France had many all-Jewish partisan units as well. The Armée Juive (the Jewish Army) attacked German military trucks and trains, and carried out missions of sabotage.
Many of these fighters were dedicated Zionists, but the Armée Juive opened its ranks to all fighting French. However, the Jews fighting in these units were inspired to resist by their Jewish heritage. As Armée Juive military chief Jacque Lazarus remembers, "Hunted as Jews, we wanted to show the enemy that it was as Jews that we fought."

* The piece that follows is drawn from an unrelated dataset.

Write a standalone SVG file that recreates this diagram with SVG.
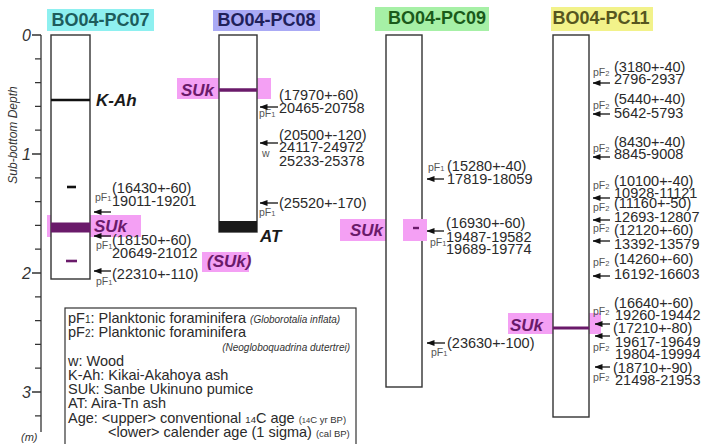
<svg xmlns="http://www.w3.org/2000/svg" width="702" height="444" viewBox="0 0 702 444">
<defs>
<style>
text{font-family:"Liberation Sans",Arial,sans-serif;}
.core{fill:#fff;stroke:#333;stroke-width:1.4;}
.title{font-size:18px;font-weight:bold;text-anchor:middle;}
.num{font-size:14.5px;fill:#2a2a2a;}
.pf{font-size:10.5px;fill:#555;}
.pfs{font-size:7.5px;}
.tag{font-size:17px;font-weight:bold;font-style:italic;fill:#1a1a1a;}
.suk{font-size:17px;font-weight:bold;font-style:italic;fill:#6a1a6a;}
.pink{fill:#f4a0f4;}
.purple{stroke:#6a1a6a;}
.arrow{stroke:#111;stroke-width:1.3;fill:none;marker-end:url(#ah);}
.ax{stroke:#333;stroke-width:1.3;fill:none;}
.axl{font-size:16px;font-style:italic;fill:#333;text-anchor:end;}
.leg{font-size:14.5px;fill:#2a2a2a;}
.legs{font-size:10px;font-style:italic;fill:#333;}
.legsm{font-size:9.5px;fill:#333;}
</style>
<marker id="ah" viewBox="0 0 8 6" refX="7.5" refY="3" markerWidth="8" markerHeight="6" markerUnits="userSpaceOnUse" orient="auto">
<path d="M0,0 L8,3 L0,6 z" fill="#111"/>
</marker>
</defs>
<rect width="702" height="444" fill="#fff"/>

<g id="axis">
<line class="ax" x1="41" y1="35" x2="41" y2="432"/>
<path class="ax" d="M32,35H41M35,58.8H41M35,82.6H41M35,106.4H41M35,130.2H41M32,154H41M35,177.8H41M35,201.6H41M35,225.4H41M35,249.2H41M32,273H41M35,296.8H41M35,320.6H41M35,344.4H41M35,368.2H41M32,392H41M35,415.8H41"/>
<text class="axl" x="31" y="41">0</text>
<text class="axl" x="31" y="160">1</text>
<text class="axl" x="31" y="279">2</text>
<text class="axl" x="31" y="398">3</text>
<text x="17" y="135" transform="rotate(-90 17 135)" font-size="12" font-style="italic" fill="#333" text-anchor="middle">Sub-bottom Depth</text>
<text x="21" y="441" font-size="11" font-style="italic" fill="#333">(m)</text>
</g>

<g id="pc07">
<rect x="47" y="9" width="107" height="22" fill="#8ef0f0"/>
<text class="title" x="100.5" y="26" fill="#1d5c5c">BO04-PC07</text>
<rect class="pink" x="47" y="215" width="94" height="22"/>
<rect class="pink" x="60" y="250" width="24" height="22"/>
<rect class="core" x="51" y="35" width="39" height="244"/>
<line x1="51" y1="100" x2="90" y2="100" stroke="#111" stroke-width="2.6"/>
<text class="tag" x="96" y="106">K-Ah</text>
<line x1="67" y1="187" x2="76" y2="187" stroke="#111" stroke-width="2.6"/>
<rect x="51" y="222.5" width="39" height="10" fill="#6a1a6a"/>
<text class="suk" x="94" y="232">SUk</text>
<line class="purple" x1="66" y1="261" x2="77" y2="261" stroke-width="2.6"/>
<text class="num" x="112" y="193">(16430+-60)</text>
<text class="num" x="112" y="206">19011-19201</text>
<text class="pf" x="95" y="201">pF<tspan class="pfs">1</tspan></text>
<text class="num" x="112" y="245">(18150+-60)</text>
<text class="pf" x="96" y="249">pF<tspan class="pfs">1</tspan></text>
<text class="num" x="112" y="258">20649-21012</text>
<text class="num" x="112" y="279">(22310+-110)</text>
<text class="pf" x="96" y="285">pF<tspan class="pfs">1</tspan></text>
</g>

<g id="pc08">
<rect x="213" y="10" width="107" height="21" fill="#aaaaf5"/>
<text class="title" x="266.5" y="26" fill="#20205a">BO04-PC08</text>
<rect class="pink" x="177" y="78" width="94" height="21"/>
<rect class="core" x="219" y="35" width="38" height="197"/>
<line class="purple" x1="219" y1="90" x2="257" y2="90" stroke-width="3.5"/>
<text class="suk" x="181" y="96">SUk</text>
<rect x="219" y="221" width="38" height="11" fill="#1a1a1a"/>
<text class="tag" x="260" y="242" font-size="18">AT</text>
<rect class="pink" x="202" y="252" width="47" height="20"/>
<text class="suk" x="207" y="267" font-size="14.5">(SUk)</text>
<text class="num" x="279" y="100">(17970+-60)</text>
<text class="num" x="279" y="113">20465-20758</text>
<text class="pf" x="259" y="117">pF<tspan class="pfs">1</tspan></text>
<text class="num" x="279" y="140">(20500+-120)</text>
<text class="num" x="279" y="152">24117-24972</text>
<text class="pf" x="262" y="157">w</text>
<text class="num" x="279" y="166">25233-25378</text>
<text class="num" x="279" y="208">(25520+-170)</text>
<text class="pf" x="259" y="216">pF<tspan class="pfs">1</tspan></text>
</g>

<g id="pc09">
<rect x="375" y="7" width="114" height="24" fill="#a6f0a6"/>
<text class="title" x="437" y="24" fill="#1a5a1a">BO04-PC09</text>
<rect class="pink" x="340" y="219" width="47" height="22"/>
<rect class="core" x="386" y="35" width="36" height="352"/>
<rect class="pink" x="403" y="219" width="24" height="22"/>
<line class="purple" x1="413" y1="228" x2="419" y2="228" stroke-width="2.4"/>
<text class="suk" x="350" y="236">SUk</text>
<text class="pf" x="428" y="171">pF<tspan class="pfs">1</tspan></text>
<text class="num" x="447" y="171">(15280+-40)</text>
<text class="num" x="447" y="184">17819-18059</text>
<text class="num" x="446" y="228">(16930+-60)</text>
<text class="num" x="446" y="242">19487-19582</text>
<text class="pf" x="430" y="246">pF<tspan class="pfs">1</tspan></text>
<text class="num" x="446" y="254">19689-19774</text>
<text class="num" x="447" y="348">(23630+-100)</text>
<text class="pf" x="431" y="356">pF<tspan class="pfs">1</tspan></text>
</g>

<g id="pc11">
<rect x="551" y="7" width="102" height="24" fill="#f2f28a"/>
<text class="title" x="601" y="24" fill="#565620">BO04-PC11</text>
<rect class="pink" x="508" y="313" width="93" height="21"/>
<rect class="core" x="553" y="35" width="36" height="382"/>
<line class="purple" x1="553" y1="328" x2="589" y2="328" stroke-width="3"/>
<text class="suk" x="510" y="331">SUk</text>
<text class="pf" x="593" y="76">pF<tspan class="pfs">2</tspan></text>
<text class="num" x="614" y="72">(3180+-40)</text>
<text class="num" x="614" y="84">2796-2937</text>
<text class="pf" x="593" y="109">pF<tspan class="pfs">2</tspan></text>
<text class="num" x="614" y="104">(5440+-40)</text>
<text class="num" x="614" y="118">5642-5793</text>
<text class="pf" x="593" y="152">pF<tspan class="pfs">2</tspan></text>
<text class="num" x="614" y="147">(8430+-40)</text>
<text class="num" x="614" y="159">8845-9008</text>
<text class="pf" x="593" y="189">pF<tspan class="pfs">2</tspan></text>
<text class="num" x="614" y="186">(10100+-40)</text>
<text class="num" x="614" y="198">10928-11121</text>
<text class="pf" x="593" y="211">pF<tspan class="pfs">2</tspan></text>
<text class="num" x="614" y="208">(11160+-50)</text>
<text class="num" x="614" y="222">12693-12807</text>
<text class="pf" x="593" y="232">pF<tspan class="pfs">2</tspan></text>
<text class="num" x="614" y="235">(12120+-60)</text>
<text class="num" x="614" y="249">13392-13579</text>
<text class="pf" x="593" y="266">pF<tspan class="pfs">2</tspan></text>
<text class="num" x="614" y="264">(14260+-60)</text>
<text class="num" x="614" y="279">16192-16603</text>
<text class="num" x="614" y="308">(16640+-60)</text>
<text class="pf" x="593" y="315">pF<tspan class="pfs">2</tspan></text>
<text class="num" x="615" y="320">19260-19442</text>
<text class="num" x="613" y="333">(17210+-80)</text>
<text class="num" x="615" y="347">19617-19649</text>
<text class="pf" x="593" y="351">pF<tspan class="pfs">2</tspan></text>
<text class="num" x="615" y="359">19804-19994</text>
<text class="num" x="613" y="373">(18710+-90)</text>
<text class="pf" x="593" y="381">pF<tspan class="pfs">2</tspan></text>
<text class="num" x="615" y="385">21498-21953</text>
</g>

<g id="connectors">
<line class="arrow" x1="111" y1="212" x2="94" y2="212"/>
<line class="arrow" x1="111" y1="236" x2="94" y2="236"/>
<line class="arrow" x1="111" y1="271" x2="94" y2="271"/>
<line class="arrow" x1="278" y1="107" x2="260" y2="107"/>
<line class="arrow" x1="278" y1="143" x2="260" y2="143"/>
<line class="arrow" x1="278" y1="203" x2="260" y2="203"/>
<line class="arrow" x1="444" y1="179" x2="427" y2="179"/>
<line class="arrow" x1="444" y1="231" x2="427" y2="231"/>
<line class="arrow" x1="445" y1="343" x2="427" y2="343"/>
<line class="arrow" x1="610" y1="83" x2="593" y2="83"/>
<line class="arrow" x1="610" y1="114" x2="593" y2="114"/>
<line class="arrow" x1="610" y1="157" x2="593" y2="157"/>
<line class="arrow" x1="610" y1="198" x2="593" y2="198"/>
<line class="arrow" x1="610" y1="220" x2="593" y2="220"/>
<line class="arrow" x1="610" y1="241" x2="593" y2="241"/>
<line class="arrow" x1="610" y1="276" x2="593" y2="276"/>
<line class="arrow" x1="610" y1="324" x2="595" y2="324"/>
<line class="arrow" x1="610" y1="336" x2="595" y2="336"/>
<line class="arrow" x1="610" y1="367" x2="595" y2="367"/>
</g>

<g id="legend">
<rect x="65" y="308" width="291" height="140" fill="#fff" stroke="#333" stroke-width="1.2"/>
<text class="leg" x="68" y="323">pF<tspan font-size="10">1</tspan>: Planktonic foraminifera <tspan class="legs">(Globorotalia inflata)</tspan></text>
<text class="leg" x="68" y="337">pF<tspan font-size="10">2</tspan>: Planktonic foraminifera</text>
<text class="legs" x="350" y="351" text-anchor="end">(Neogloboquadrina dutertrei)</text>
<text class="leg" x="68" y="366">w: Wood</text>
<text class="leg" x="68" y="380">K-Ah: Kikai-Akahoya ash</text>
<text class="leg" x="68" y="394">SUk: Sanbe Ukinuno pumice</text>
<text class="leg" x="68" y="408">AT: Aira-Tn ash</text>
<text class="leg" x="68" y="423">Age: &lt;upper&gt; conventional <tspan font-size="9.5">14</tspan>C age <tspan class="legsm">(<tspan font-size="7.5">14</tspan>C yr BP)</tspan></text>
<text class="leg" x="108" y="437">&lt;lower&gt; calender age (1 sigma) <tspan class="legsm">(cal BP)</tspan></text>
</g>
</svg>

In 1944, a consolidated Jewish partisan force known as the Organisation Juive de Combat (Jewish Fighting Organization) or OJC, cooperated in a campaign against the retreating German army, and participated in the liberation of Paris, Lyon, Toulouse, Grenoble and Nice. The OJC's greatest success was the capture of a German train loaded with soldiers, food, weapons and ammunition. The Jewish partisans, all wearing Star of David armbands, triumphantly informed the terrified German prisoners, "Ich bin Jude" (I am a Jew).